What is needed:
Your task is to gather the lines below that hold the string "this".

Dataset excerpt
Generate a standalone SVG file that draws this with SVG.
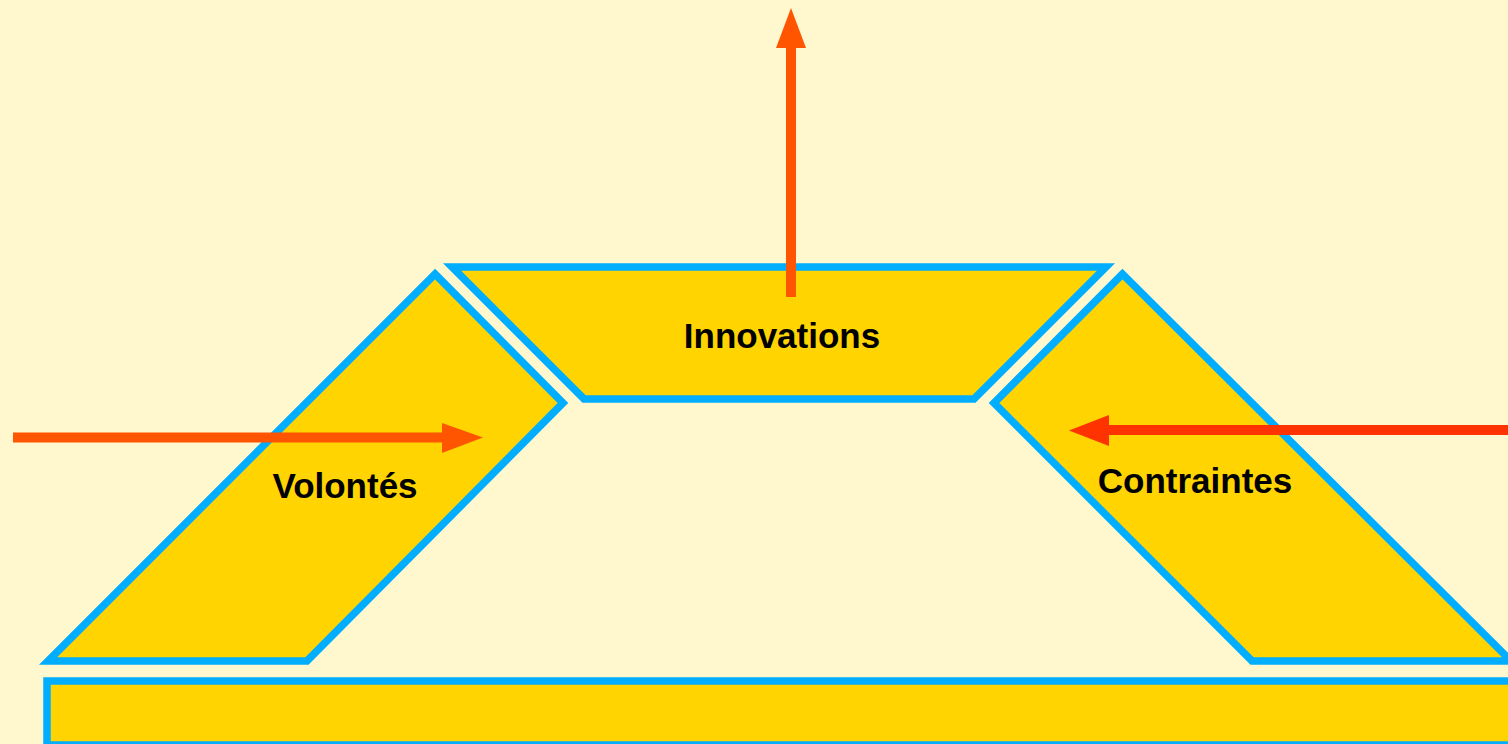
<svg xmlns="http://www.w3.org/2000/svg" width="1508" height="744" viewBox="0 0 1508 744">
<style>
.blk{fill:#FFD400;stroke:#00ADFF;stroke-width:7.5;stroke-linejoin:miter}
.lbl{font-family:"Liberation Sans",Arial,sans-serif;font-weight:bold;font-size:35px;fill:#000;text-anchor:middle}
.orange{fill:#FF5500}
.red{fill:#FF3300}
</style>
<rect x="0" y="0" width="1508" height="744" fill="#FFF8CF"/>
<g id="volontes">
<polygon class="blk" points="435,274 563,403 307,661 48,661"/>
<text class="lbl" x="345" y="498">Volontés</text>
</g>
<g id="innovations">
<polygon class="blk" points="452,267 1106,267 974,399 584,399"/>
<text class="lbl" x="782" y="348">Innovations</text>
</g>
<g id="contraintes">
<polygon class="blk" points="1122.5,274 994,403 1252,661 1511,661"/>
<text class="lbl" x="1195" y="493">Contraintes</text>
</g>
<g id="base">
<rect class="blk" x="47" y="681" width="1480" height="64"/>
</g>
<g id="connectors">
<rect class="orange" x="786" y="46" width="10" height="251"/>
<polygon class="orange" points="776,48 806,48 791,8"/>
<rect class="orange" x="13" y="432.5" width="431" height="10"/>
<polygon class="orange" points="442,423 442,453 483,437.5"/>
<rect class="red" x="1107" y="425" width="401" height="10"/>
<polygon class="red" points="1109,415 1109,446 1069,430.5"/>
</g>
</svg>
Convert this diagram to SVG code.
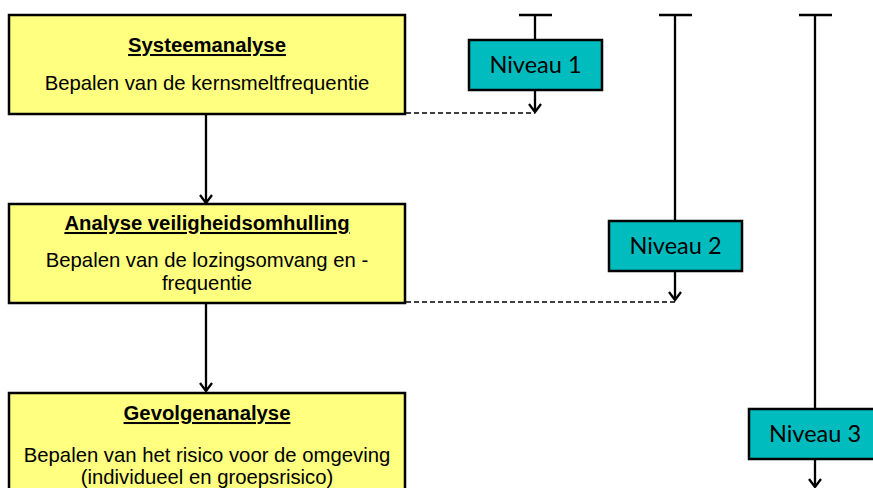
<svg xmlns="http://www.w3.org/2000/svg" width="873" height="488" viewBox="0 0 873 488">
<defs>
<style>
.box{fill:#FFFF80;stroke:#000;stroke-width:2.5}
.lvl{fill:#00BCBF;stroke:#000;stroke-width:2.5}
.t{font-family:"Liberation Sans",Arial,sans-serif;font-size:20.3px;fill:#000;text-anchor:middle}
.h{font-weight:bold;text-decoration:underline}
.n{font-family:Lato,"Open Sans",sans-serif;font-size:23.5px;fill:#000;text-anchor:middle}
.ln{stroke:#000;stroke-width:2.3;fill:none}
.ds{stroke:#000;stroke-width:1.7;fill:none;stroke-dasharray:5 3}
</style>
<marker id="ah" markerUnits="userSpaceOnUse" markerWidth="20" markerHeight="20" viewBox="-10 -10 20 20" refX="0" refY="0" orient="auto">
<path d="M-8,-6 L0,0 L-8,6" fill="none" stroke="#000" stroke-width="2.3"/>
</marker>
</defs>
<g id="connectors">
<line class="ln" x1="206" y1="115" x2="206" y2="203" marker-end="url(#ah)"/>
<line class="ln" x1="206" y1="304" x2="206" y2="391" marker-end="url(#ah)"/>
<line class="ln" x1="519" y1="15" x2="552" y2="15"/>
<line class="ln" x1="535" y1="15" x2="535" y2="40"/>
<line class="ln" x1="535" y1="90" x2="535" y2="112" marker-end="url(#ah)"/>
<line class="ds" x1="406" y1="113" x2="535" y2="113"/>
<line class="ln" x1="659" y1="15" x2="692" y2="15"/>
<line class="ln" x1="675" y1="15" x2="675" y2="221"/>
<line class="ln" x1="675" y1="271" x2="675" y2="300" marker-end="url(#ah)"/>
<line class="ds" x1="406" y1="302" x2="675" y2="302"/>
<line class="ln" x1="799" y1="15" x2="832" y2="15"/>
<line class="ln" x1="815" y1="15" x2="815" y2="409"/>
<line class="ln" x1="815" y1="459" x2="815" y2="487" marker-end="url(#ah)"/>
</g>
<g id="systeemanalyse">
<rect class="box" x="9" y="15" width="396" height="99"/>
<text class="t h" x="207" y="52">Systeemanalyse</text>
<text class="t" x="207" y="90">Bepalen van de kernsmeltfrequentie</text>
</g>
<g id="veiligheidsomhulling">
<rect class="box" x="9" y="204" width="396" height="99"/>
<text class="t h" x="207" y="230">Analyse veiligheidsomhulling</text>
<text class="t" x="207" y="267">Bepalen van de lozingsomvang en -</text>
<text class="t" x="207" y="290">frequentie</text>
</g>
<g id="gevolgenanalyse">
<rect class="box" x="9" y="393" width="396" height="110"/>
<text class="t h" x="207" y="420">Gevolgenanalyse</text>
<text class="t" x="207" y="462">Bepalen van het risico voor de omgeving</text>
<text class="t" x="207" y="484">(individueel en groepsrisico)</text>
</g>
<g id="niveau1">
<rect class="lvl" x="469" y="40" width="133" height="50"/>
<text class="n" x="535.5" y="73">Niveau 1</text>
</g>
<g id="niveau2">
<rect class="lvl" x="609" y="221" width="133" height="50"/>
<text class="n" x="675.5" y="254">Niveau 2</text>
</g>
<g id="niveau3">
<rect class="lvl" x="749" y="409" width="133" height="50"/>
<text class="n" x="815" y="442">Niveau 3</text>
</g>
</svg>
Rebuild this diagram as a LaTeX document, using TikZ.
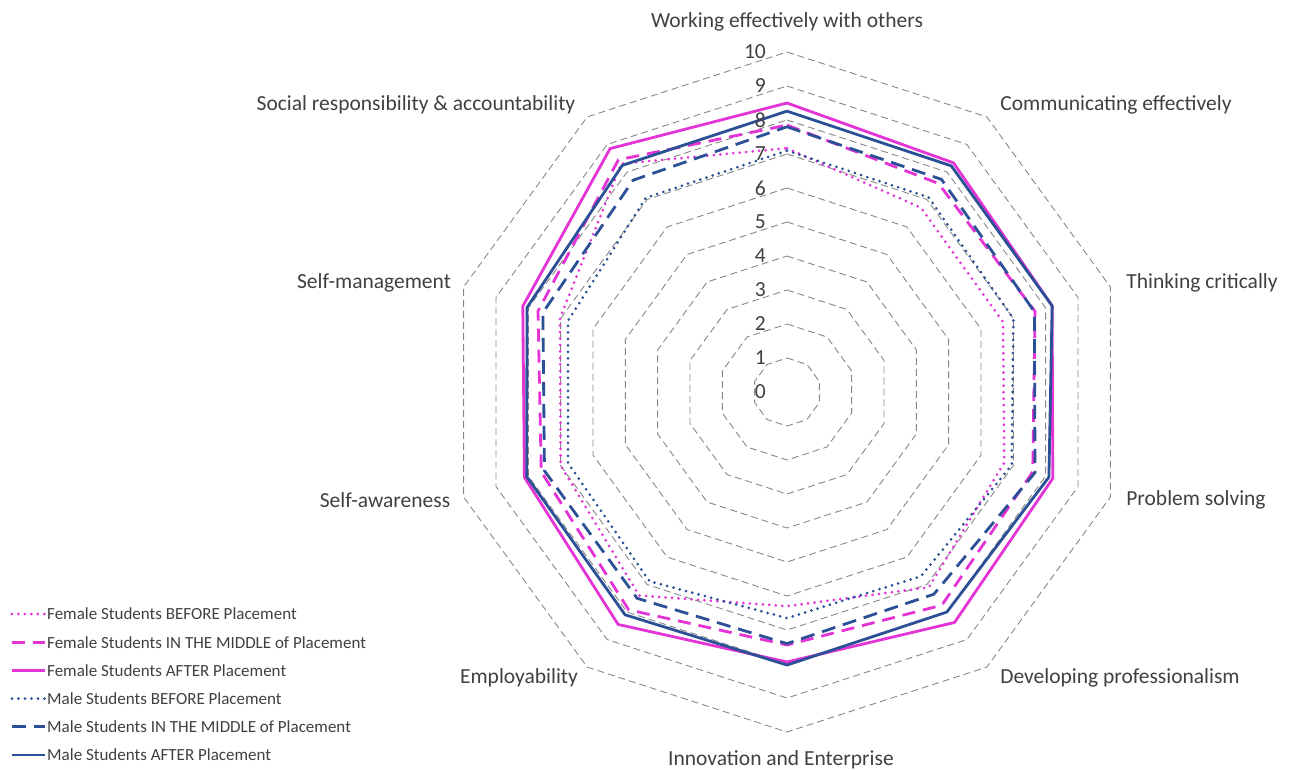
\documentclass[tikz,border=0pt]{standalone}
\usepackage{fontspec}
\setmainfont{Carlito}
\usetikzlibrary{positioning}
\definecolor{fmag}{RGB}{228,52,214}
\definecolor{mblue}{RGB}{44,80,150}
\definecolor{gridgray}{RGB}{135,135,135}
\definecolor{txtgray}{RGB}{64,64,64}
\tikzset{
  gridline/.style={gridgray,line width=0.9pt,dash pattern=on 7pt off 4pt},
  fbefore/.style={fmag,line width=3pt,line cap=round,dash pattern=on 0pt off 6.5pt},
  fmiddle/.style={fmag,line width=2.8pt,dash pattern=on 13pt off 8pt},
  fafter/.style={fmag,line width=2.8pt,line join=round},
  mbefore/.style={mblue,line width=3pt,line cap=round,dash pattern=on 0pt off 6.5pt},
  mmiddle/.style={mblue,line width=2.8pt,dash pattern=on 14pt off 8pt},
  mafter/.style={mblue,line width=2.8pt,line join=round},
}

\begin{document}
\begin{tikzpicture}[x=1pt,y=1pt,font=\fontsize{21.5}{24}\selectfont,text=txtgray]
    \useasboundingbox (-787,-377) rectangle (505,392);
    % grid, levels 1..10
    \begin{scope}[x=34pt,y=34pt]
    \foreach \r in {1,...,10}{
      \draw[gridline] (90:\r) -- (54:\r) -- (18:\r) -- (-18:\r) -- (-54:\r) -- (-90:\r)
        -- (-126:\r) -- (-162:\r) -- (162:\r) -- (126:\r) -- cycle;
    }
    % series
    \draw[fbefore] (90:7.17) -- (54:6.7) -- (18:6.68) -- (-18:6.72) -- (-54:7.1) -- (-90:6.3)
      -- (-126:7.4) -- (-162:7.0) -- (162:7.02) -- (126:8.3) -- cycle;
    \draw[fmiddle] (90:7.85) -- (54:7.58) -- (18:7.67) -- (-18:7.6) -- (-54:7.75) -- (-90:7.44)
      -- (-126:7.92) -- (-162:7.6) -- (162:7.7) -- (126:8.44) -- cycle;
    \draw[fafter] (90:8.5) -- (54:8.33) -- (18:8.2) -- (-18:8.22) -- (-54:8.38) -- (-90:7.94)
      -- (-126:8.45) -- (-162:8.12) -- (162:8.17) -- (126:8.85) -- cycle;
    \draw[mbefore] (90:7.1) -- (54:7.08) -- (18:7.0) -- (-18:6.95) -- (-54:6.7) -- (-90:6.65)
      -- (-126:6.88) -- (-162:6.77) -- (162:6.77) -- (126:7.06) -- cycle;
    \draw[mmiddle] (90:7.8) -- (54:7.73) -- (18:7.65) -- (-18:7.67) -- (-54:7.35) -- (-90:7.4)
      -- (-126:7.5) -- (-162:7.5) -- (162:7.55) -- (126:7.7) -- cycle;
    \draw[mafter] (90:8.26) -- (54:8.22) -- (18:8.2) -- (-18:8.1) -- (-54:8.0) -- (-90:8.03)
      -- (-126:8.1) -- (-162:8.05) -- (162:8.04) -- (126:8.24) -- cycle;
    \end{scope}
    % scale numbers
    \foreach \k in {0,...,10}{\node[anchor=east,inner sep=0pt] (tk\k) at (-21,34*\k) {\k};}
    % axis names
    \foreach \x/\y/\t [count=\n from 0] in {0/370/Working effectively with others,
        329/287/Communicating effectively, 415/109/Thinking critically, 409/-108/Problem solving,
        333/-286/Developing professionalism, -6/-368/Innovation and Enterprise,
        -268/-286/Employability, -402/-108/Self-awareness, -413/109/Self-management,
        -371/287/Social responsibility \& accountability}
      {\node (cat\n) at (\x,\y) {\t};}
    % legend
    \foreach \s/\t [count=\n] in {fbefore/Female Students BEFORE Placement,
        fmiddle/Female Students IN THE MIDDLE of Placement, fafter/Female Students AFTER Placement,
        mbefore/Male Students BEFORE Placement, mmiddle/Male Students IN THE MIDDLE of Placement,
        mafter/Male Students AFTER Placement}
      {\coordinate (ls\n) at (-775,-222-28.2*\n+28.2);
       \node[anchor=west,inner sep=0pt,font=\fontsize{17}{19}\selectfont] (lg\n) at (-740,-222-28.2*\n+28.2) {\t};
       \draw[\s] (ls\n) -- ([xshift=-2pt]lg\n.west);}
\end{tikzpicture}
\end{document}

Response to the task:
Generate a standalone SVG file that draws this with SVG.
Convert this diagram to SVG code.
Rebuild this diagram as a LaTeX document, using TikZ.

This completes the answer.